TASK DIRECTIONS> Find the lines containing the word "matplotlib" and copy every one of them.

RECORDS SHOWN>
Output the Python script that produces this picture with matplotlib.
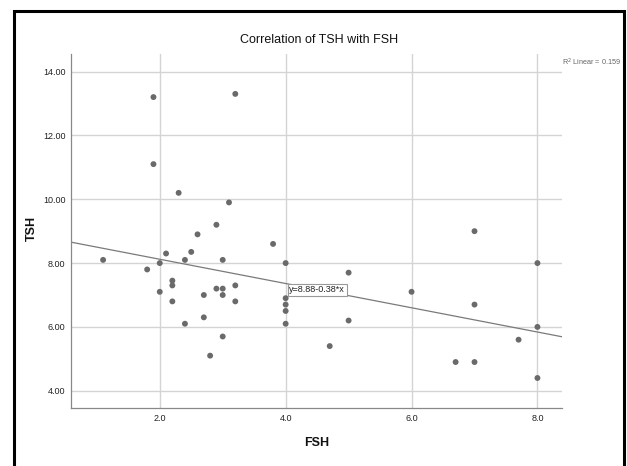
import matplotlib
matplotlib.use("Agg")
import matplotlib.pyplot as plt
from matplotlib.patches import Rectangle
import numpy as np

plt.rcParams['font.family'] = ['Liberation Sans', 'DejaVu Sans']

fsh = [1.1, 1.8, 1.9, 1.9, 2.0, 2.0, 2.1, 2.2, 2.2, 2.2, 2.3, 2.4, 2.4, 2.5, 2.6,
       2.7, 2.7, 2.8, 2.9, 2.9, 3.0, 3.0, 3.0, 3.0, 3.1, 3.2, 3.2, 3.2, 3.8,
       4.0, 4.0, 4.0, 4.0, 4.0, 4.7, 5.0, 5.0, 6.0, 6.7, 7.0, 7.0, 7.0, 7.7,
       8.0, 8.0, 8.0]
tsh = [8.1, 7.8, 13.2, 11.1, 8.0, 7.1, 8.3, 7.45, 7.3, 6.8, 10.2, 8.1, 6.1, 8.35, 8.9,
       7.0, 6.3, 5.1, 9.2, 7.2, 8.1, 7.2, 7.0, 5.7, 9.9, 13.3, 7.3, 6.8, 8.6,
       8.0, 6.9, 6.7, 6.5, 6.1, 5.4, 7.7, 6.2, 7.1, 4.9, 9.0, 6.7, 4.9, 5.6,
       8.0, 6.0, 4.4]
intercept = 8.88
slope = -0.38
r2 = 0.159
x_ticks = [2.0, 4.0, 6.0, 8.0]
y_ticks = [4.0, 6.0, 8.0, 10.0, 12.0, 14.0]

fig = plt.figure(figsize=(6.27, 4.66), dpi=100)
ax = fig.add_axes([71/627, 1-408/466, (562-71)/627, (408-54)/466])

xmin, xmax = 0.59, 8.39
ymin, ymax = 3.46, 14.55
ax.set_xlim(xmin, xmax)
ax.set_ylim(ymin, ymax)

ax.set_xticks(x_ticks)
ax.set_yticks(y_ticks)
ax.set_xticklabels([f"{v:.1f}" for v in x_ticks])
ax.set_yticklabels([f"{v:.2f}" for v in y_ticks])
ax.tick_params(length=0, labelsize=6.5, colors='#222222', pad=4)
ax.grid(True, color='#d4d4d4', linewidth=1.0)
ax.set_axisbelow(True)
for s in ['top', 'right']:
    ax.spines[s].set_visible(False)
for s in ['left', 'bottom']:
    ax.spines[s].set_color('#888888')
    ax.spines[s].set_linewidth(0.9)

ax.scatter(fsh, tsh, s=18, color='#6a6a6a', edgecolors='none', zorder=3)

xl = np.array([xmin, xmax])
ax.plot(xl, intercept + slope * xl, color='#7a7a7a', linewidth=0.9, zorder=2)

ax.text(4.06, 7.16, f"y={intercept:.2f}{slope:+.2f}*x".replace('+-', '-'),
        fontsize=6.5, color='#222222', va='center', ha='left', zorder=4,
        bbox=dict(boxstyle='square,pad=0.2', facecolor='white', edgecolor='#999999', linewidth=0.8))

fig.text(562/627, 1-62/466, f"R$^2$ Linear = {r2:.3f}", fontsize=5.2, color='#666666',
         va='center', ha='left')

fig.text(319/627, 1-40/466, "Correlation of TSH with FSH", fontsize=9, ha='center', va='center',
         color='#111111')
fig.text(317/627, 1-443/466, "FSH", fontsize=9, fontweight='bold', ha='center', va='center',
         color='#111111')
fig.text(32/627, 1-228/466, "TSH", fontsize=9, fontweight='bold', ha='center', va='center',
         rotation=90, color='#111111')

fig.patches.append(Rectangle((13.5/627, -0.05), (623.5-13.5)/627, 1.05 - 11/466,
                             transform=fig.transFigure, fill=False, edgecolor='black',
                             linewidth=2.2))

fig.savefig("out.png", dpi=100)
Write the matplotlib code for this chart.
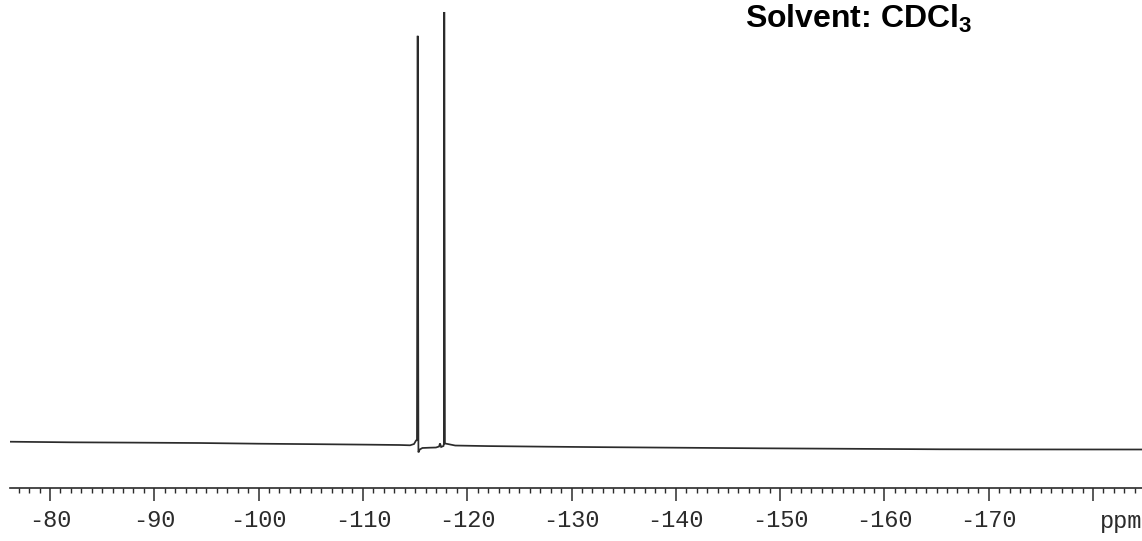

RESULT OF THIS TASK>
Output the Python script that produces this picture with matplotlib.
import matplotlib
matplotlib.use("Agg")
import matplotlib.pyplot as plt
from matplotlib.patches import Rectangle
Write the matplotlib code for this chart.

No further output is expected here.